** BEGIN Dataset excerpt **

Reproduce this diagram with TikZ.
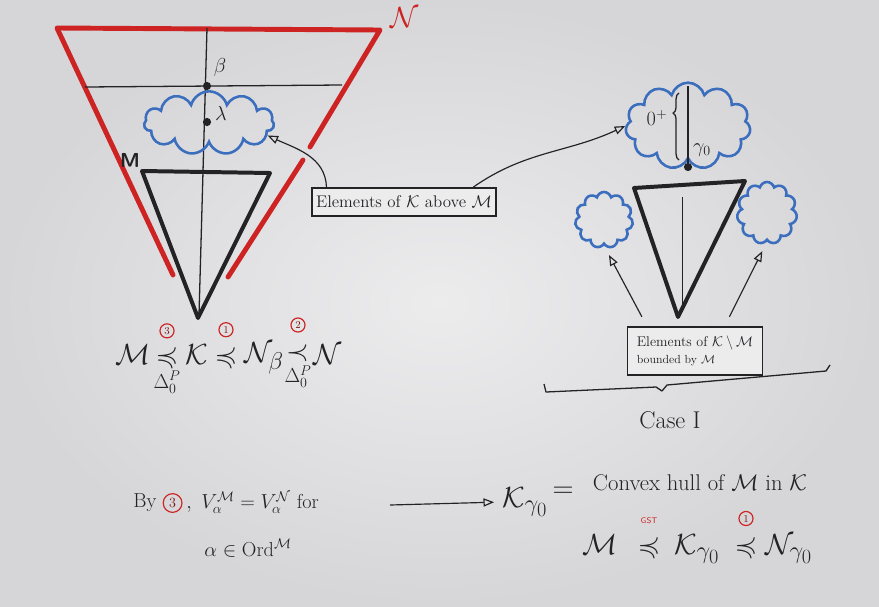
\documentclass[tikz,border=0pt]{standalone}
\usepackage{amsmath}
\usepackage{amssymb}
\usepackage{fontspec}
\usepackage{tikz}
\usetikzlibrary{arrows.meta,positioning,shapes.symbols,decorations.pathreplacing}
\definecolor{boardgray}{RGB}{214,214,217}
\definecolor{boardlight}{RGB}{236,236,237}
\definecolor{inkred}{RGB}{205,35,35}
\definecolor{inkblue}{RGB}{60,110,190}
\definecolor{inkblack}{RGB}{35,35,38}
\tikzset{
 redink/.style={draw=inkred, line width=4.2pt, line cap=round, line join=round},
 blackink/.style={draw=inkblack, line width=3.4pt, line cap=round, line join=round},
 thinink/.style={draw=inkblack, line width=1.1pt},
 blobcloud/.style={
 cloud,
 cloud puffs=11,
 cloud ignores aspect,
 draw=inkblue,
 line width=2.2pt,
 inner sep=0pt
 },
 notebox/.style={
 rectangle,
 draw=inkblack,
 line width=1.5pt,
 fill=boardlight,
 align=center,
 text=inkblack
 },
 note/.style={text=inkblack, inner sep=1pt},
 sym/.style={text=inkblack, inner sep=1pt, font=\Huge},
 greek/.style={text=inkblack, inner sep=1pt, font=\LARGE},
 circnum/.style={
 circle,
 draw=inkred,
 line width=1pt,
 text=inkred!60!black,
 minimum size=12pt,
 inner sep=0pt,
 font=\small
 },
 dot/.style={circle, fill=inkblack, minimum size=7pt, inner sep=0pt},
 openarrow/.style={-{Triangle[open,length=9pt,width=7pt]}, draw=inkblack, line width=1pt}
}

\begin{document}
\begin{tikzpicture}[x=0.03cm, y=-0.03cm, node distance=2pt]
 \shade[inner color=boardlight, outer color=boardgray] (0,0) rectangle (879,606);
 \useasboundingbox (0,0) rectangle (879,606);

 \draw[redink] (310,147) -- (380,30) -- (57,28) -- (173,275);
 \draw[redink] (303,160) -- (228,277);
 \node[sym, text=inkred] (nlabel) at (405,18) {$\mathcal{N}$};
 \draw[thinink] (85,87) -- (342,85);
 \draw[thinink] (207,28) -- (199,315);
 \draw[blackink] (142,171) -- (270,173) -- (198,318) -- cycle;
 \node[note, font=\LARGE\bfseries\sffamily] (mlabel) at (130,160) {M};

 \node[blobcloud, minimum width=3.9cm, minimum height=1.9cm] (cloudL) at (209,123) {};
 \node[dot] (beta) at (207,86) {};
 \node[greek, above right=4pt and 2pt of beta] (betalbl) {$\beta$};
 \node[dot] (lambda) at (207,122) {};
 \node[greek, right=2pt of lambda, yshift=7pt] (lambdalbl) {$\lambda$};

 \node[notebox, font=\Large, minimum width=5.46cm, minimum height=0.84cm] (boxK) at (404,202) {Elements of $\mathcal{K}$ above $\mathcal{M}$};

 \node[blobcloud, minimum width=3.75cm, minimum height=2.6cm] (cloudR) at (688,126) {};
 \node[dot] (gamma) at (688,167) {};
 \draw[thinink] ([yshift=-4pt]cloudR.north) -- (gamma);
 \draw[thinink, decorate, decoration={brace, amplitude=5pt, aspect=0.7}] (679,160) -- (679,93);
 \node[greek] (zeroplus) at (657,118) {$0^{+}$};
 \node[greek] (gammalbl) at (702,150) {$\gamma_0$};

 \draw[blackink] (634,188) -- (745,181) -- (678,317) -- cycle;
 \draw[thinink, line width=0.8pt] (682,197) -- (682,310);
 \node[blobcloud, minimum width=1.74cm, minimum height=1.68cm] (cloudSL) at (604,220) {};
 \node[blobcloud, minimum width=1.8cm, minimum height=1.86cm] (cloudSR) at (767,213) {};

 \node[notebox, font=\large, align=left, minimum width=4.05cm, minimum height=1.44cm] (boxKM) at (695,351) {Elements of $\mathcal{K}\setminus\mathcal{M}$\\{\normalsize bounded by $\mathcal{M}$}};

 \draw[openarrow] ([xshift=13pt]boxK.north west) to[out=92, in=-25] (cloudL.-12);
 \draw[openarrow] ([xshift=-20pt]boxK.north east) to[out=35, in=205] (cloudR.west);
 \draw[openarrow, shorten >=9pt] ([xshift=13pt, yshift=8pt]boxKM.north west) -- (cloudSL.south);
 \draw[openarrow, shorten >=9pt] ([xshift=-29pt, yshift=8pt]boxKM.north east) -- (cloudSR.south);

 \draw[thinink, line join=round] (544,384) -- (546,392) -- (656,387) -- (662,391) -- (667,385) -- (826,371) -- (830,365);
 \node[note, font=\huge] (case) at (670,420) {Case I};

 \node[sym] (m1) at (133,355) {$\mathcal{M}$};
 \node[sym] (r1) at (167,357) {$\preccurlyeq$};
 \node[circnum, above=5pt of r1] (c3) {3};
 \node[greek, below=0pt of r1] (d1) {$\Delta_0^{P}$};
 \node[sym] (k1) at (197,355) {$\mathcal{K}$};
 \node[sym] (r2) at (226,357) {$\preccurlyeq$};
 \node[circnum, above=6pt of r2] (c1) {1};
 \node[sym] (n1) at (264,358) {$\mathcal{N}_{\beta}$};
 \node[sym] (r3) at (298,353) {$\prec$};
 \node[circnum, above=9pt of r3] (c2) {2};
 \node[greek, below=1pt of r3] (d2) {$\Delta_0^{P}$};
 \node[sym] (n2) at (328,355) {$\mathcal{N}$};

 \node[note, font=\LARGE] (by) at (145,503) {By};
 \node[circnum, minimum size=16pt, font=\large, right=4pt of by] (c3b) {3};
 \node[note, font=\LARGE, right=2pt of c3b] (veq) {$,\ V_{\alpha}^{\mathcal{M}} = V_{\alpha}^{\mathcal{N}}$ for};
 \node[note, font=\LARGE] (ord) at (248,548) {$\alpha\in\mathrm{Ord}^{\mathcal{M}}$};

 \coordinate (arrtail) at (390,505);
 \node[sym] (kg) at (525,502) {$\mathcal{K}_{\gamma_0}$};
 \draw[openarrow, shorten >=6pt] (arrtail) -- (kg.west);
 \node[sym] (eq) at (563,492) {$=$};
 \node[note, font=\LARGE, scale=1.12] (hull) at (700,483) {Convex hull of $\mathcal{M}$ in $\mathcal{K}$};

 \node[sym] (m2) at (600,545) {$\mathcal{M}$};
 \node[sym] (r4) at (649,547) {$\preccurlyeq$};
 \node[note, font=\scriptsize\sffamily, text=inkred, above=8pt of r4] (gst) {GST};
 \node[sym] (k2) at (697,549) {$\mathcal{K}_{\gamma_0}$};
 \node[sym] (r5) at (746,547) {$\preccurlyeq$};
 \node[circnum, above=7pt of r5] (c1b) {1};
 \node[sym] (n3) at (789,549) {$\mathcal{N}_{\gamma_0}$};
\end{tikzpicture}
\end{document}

** END Dataset excerpt **

Problem requirements
Extract all the data above exactly, excluding every picture.

Output of the task
Reproduce this diagram with TikZ.
\documentclass[tikz,border=0pt]{standalone}
\usepackage{amsmath}
\usepackage{amssymb}
\usepackage{fontspec}
\usepackage{tikz}
\usetikzlibrary{arrows.meta,positioning,shapes.symbols,decorations.pathreplacing}
\definecolor{boardgray}{RGB}{214,214,217}
\definecolor{boardlight}{RGB}{236,236,237}
\definecolor{inkred}{RGB}{205,35,35}
\definecolor{inkblue}{RGB}{60,110,190}
\definecolor{inkblack}{RGB}{35,35,38}
\tikzset{
 redink/.style={draw=inkred, line width=4.2pt, line cap=round, line join=round},
 blackink/.style={draw=inkblack, line width=3.4pt, line cap=round, line join=round},
 thinink/.style={draw=inkblack, line width=1.1pt},
 blobcloud/.style={
 cloud,
 cloud puffs=11,
 cloud ignores aspect,
 draw=inkblue,
 line width=2.2pt,
 inner sep=0pt
 },
 notebox/.style={
 rectangle,
 draw=inkblack,
 line width=1.5pt,
 fill=boardlight,
 align=center,
 text=inkblack
 },
 note/.style={text=inkblack, inner sep=1pt},
 sym/.style={text=inkblack, inner sep=1pt, font=\Huge},
 greek/.style={text=inkblack, inner sep=1pt, font=\LARGE},
 circnum/.style={
 circle,
 draw=inkred,
 line width=1pt,
 text=inkred!60!black,
 minimum size=12pt,
 inner sep=0pt,
 font=\small
 },
 dot/.style={circle, fill=inkblack, minimum size=7pt, inner sep=0pt},
 openarrow/.style={-{Triangle[open,length=9pt,width=7pt]}, draw=inkblack, line width=1pt}
}

\begin{document}
\begin{tikzpicture}[x=0.03cm, y=-0.03cm, node distance=2pt]
 \shade[inner color=boardlight, outer color=boardgray] (0,0) rectangle (879,606);
 \useasboundingbox (0,0) rectangle (879,606);

 \draw[redink] (310,147) -- (380,30) -- (57,28) -- (173,275);
 \draw[redink] (303,160) -- (228,277);
 \node[sym, text=inkred] (nlabel) at (405,18) {$\mathcal{N}$};
 \draw[thinink] (85,87) -- (342,85);
 \draw[thinink] (207,28) -- (199,315);
 \draw[blackink] (142,171) -- (270,173) -- (198,318) -- cycle;
 \node[note, font=\LARGE\bfseries\sffamily] (mlabel) at (130,160) {M};

 \node[blobcloud, minimum width=3.9cm, minimum height=1.9cm] (cloudL) at (209,123) {};
 \node[dot] (beta) at (207,86) {};
 \node[greek, above right=4pt and 2pt of beta] (betalbl) {$\beta$};
 \node[dot] (lambda) at (207,122) {};
 \node[greek, right=2pt of lambda, yshift=7pt] (lambdalbl) {$\lambda$};

 \node[notebox, font=\Large, minimum width=5.46cm, minimum height=0.84cm] (boxK) at (404,202) {Elements of $\mathcal{K}$ above $\mathcal{M}$};

 \node[blobcloud, minimum width=3.75cm, minimum height=2.6cm] (cloudR) at (688,126) {};
 \node[dot] (gamma) at (688,167) {};
 \draw[thinink] ([yshift=-4pt]cloudR.north) -- (gamma);
 \draw[thinink, decorate, decoration={brace, amplitude=5pt, aspect=0.7}] (679,160) -- (679,93);
 \node[greek] (zeroplus) at (657,118) {$0^{+}$};
 \node[greek] (gammalbl) at (702,150) {$\gamma_0$};

 \draw[blackink] (634,188) -- (745,181) -- (678,317) -- cycle;
 \draw[thinink, line width=0.8pt] (682,197) -- (682,310);
 \node[blobcloud, minimum width=1.74cm, minimum height=1.68cm] (cloudSL) at (604,220) {};
 \node[blobcloud, minimum width=1.8cm, minimum height=1.86cm] (cloudSR) at (767,213) {};

 \node[notebox, font=\large, align=left, minimum width=4.05cm, minimum height=1.44cm] (boxKM) at (695,351) {Elements of $\mathcal{K}\setminus\mathcal{M}$\\{\normalsize bounded by $\mathcal{M}$}};

 \draw[openarrow] ([xshift=13pt]boxK.north west) to[out=92, in=-25] (cloudL.-12);
 \draw[openarrow] ([xshift=-20pt]boxK.north east) to[out=35, in=205] (cloudR.west);
 \draw[openarrow, shorten >=9pt] ([xshift=13pt, yshift=8pt]boxKM.north west) -- (cloudSL.south);
 \draw[openarrow, shorten >=9pt] ([xshift=-29pt, yshift=8pt]boxKM.north east) -- (cloudSR.south);

 \draw[thinink, line join=round] (544,384) -- (546,392) -- (656,387) -- (662,391) -- (667,385) -- (826,371) -- (830,365);
 \node[note, font=\huge] (case) at (670,420) {Case I};

 \node[sym] (m1) at (133,355) {$\mathcal{M}$};
 \node[sym] (r1) at (167,357) {$\preccurlyeq$};
 \node[circnum, above=5pt of r1] (c3) {3};
 \node[greek, below=0pt of r1] (d1) {$\Delta_0^{P}$};
 \node[sym] (k1) at (197,355) {$\mathcal{K}$};
 \node[sym] (r2) at (226,357) {$\preccurlyeq$};
 \node[circnum, above=6pt of r2] (c1) {1};
 \node[sym] (n1) at (264,358) {$\mathcal{N}_{\beta}$};
 \node[sym] (r3) at (298,353) {$\prec$};
 \node[circnum, above=9pt of r3] (c2) {2};
 \node[greek, below=1pt of r3] (d2) {$\Delta_0^{P}$};
 \node[sym] (n2) at (328,355) {$\mathcal{N}$};

 \node[note, font=\LARGE] (by) at (145,503) {By};
 \node[circnum, minimum size=16pt, font=\large, right=4pt of by] (c3b) {3};
 \node[note, font=\LARGE, right=2pt of c3b] (veq) {$,\ V_{\alpha}^{\mathcal{M}} = V_{\alpha}^{\mathcal{N}}$ for};
 \node[note, font=\LARGE] (ord) at (248,548) {$\alpha\in\mathrm{Ord}^{\mathcal{M}}$};

 \coordinate (arrtail) at (390,505);
 \node[sym] (kg) at (525,502) {$\mathcal{K}_{\gamma_0}$};
 \draw[openarrow, shorten >=6pt] (arrtail) -- (kg.west);
 \node[sym] (eq) at (563,492) {$=$};
 \node[note, font=\LARGE, scale=1.12] (hull) at (700,483) {Convex hull of $\mathcal{M}$ in $\mathcal{K}$};

 \node[sym] (m2) at (600,545) {$\mathcal{M}$};
 \node[sym] (r4) at (649,547) {$\preccurlyeq$};
 \node[note, font=\scriptsize\sffamily, text=inkred, above=8pt of r4] (gst) {GST};
 \node[sym] (k2) at (697,549) {$\mathcal{K}_{\gamma_0}$};
 \node[sym] (r5) at (746,547) {$\preccurlyeq$};
 \node[circnum, above=7pt of r5] (c1b) {1};
 \node[sym] (n3) at (789,549) {$\mathcal{N}_{\gamma_0}$};
\end{tikzpicture}
\end{document}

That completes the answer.